Write the wrapper and decorate it. Narrow the except to the canonical expected set (see Error-Handling Style Guide) and pass the result through clean(...) so numpy / pandas types serialise:

from process_improve.tool_spec import clean, tool_spec

@tool_spec(
    name="summarise_values",
    description="Return the mean and standard deviation of a list of numbers.",
    input_model=SummariseInput,
    examples='# "summarise [1, 2, 3]" -> ``summarise_values(data=[1, 2, 3])``',
    category="univariate",
)
def summarise_values(spec: SummariseInput) -> dict:
    try:
        import numpy as np  # noqa: PLC0415 - keep heavy imports lazy

        arr = np.asarray(spec.data, dtype=float)
        return clean({"mean": arr.mean(), "std": arr.std(ddof=1)})
    except (ValueError, TypeError) as exc:
        logger.exception("Tool summarise_values failed")
        return {"error": str(exc)}

Register it. Importing the module must run the decorator.

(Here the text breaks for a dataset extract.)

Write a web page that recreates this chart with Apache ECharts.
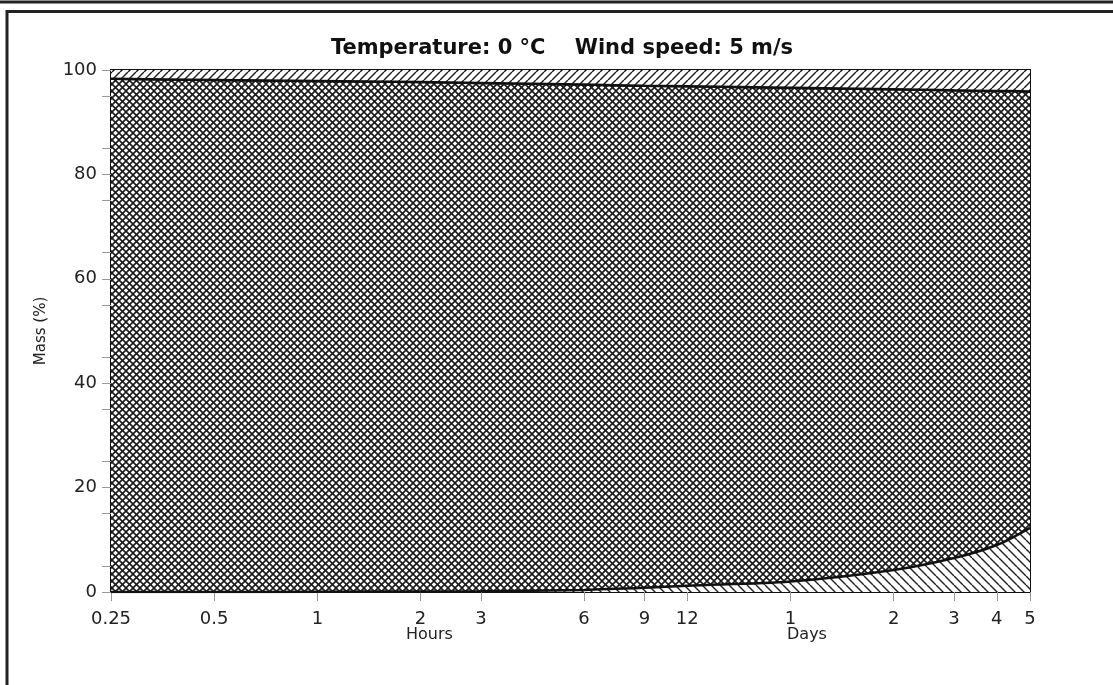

If you use the per-tool layout, the subpackage’s tools.py imports each tool module in a fixed order (the order fixes the spec-emission order) and tracks the names; if you add tools inline in tools.py they register in source order. Do not reorder existing imports - the tool-spec output is asserted stable.
Confirm discovery. tool_spec.discover_tools() imports your subpackage’s tools module. If the subpackage is new, add its dotted ...tools path to the discovery list in tool_spec.py.

Conventions#

Keep heavy imports (numpy, pandas, statsmodels, the domain algorithm) inside the wrapper function (# noqa: PLC0415) so importing the tools module stays cheap.
Return {"error": "..."} for expected failures; let unexpected exceptions propagate (the server redacts them).
Always wrap the payload in clean(...).

Verifying#

from process_improve.tool_spec import get_tool_specs

specs = {s["name"]: s for s in get_tool_specs()}
assert "summarise_values" in specs
assert specs["summarise_values"]["input_schema"]["additionalProperties"] is False

Add a test under tests/ that drives the tool through the same path the MCP server uses, plus an assertion that the spec is present and well-formed (see the existing tests/test_experiments_tools.py and tests/test_tool_spec.py).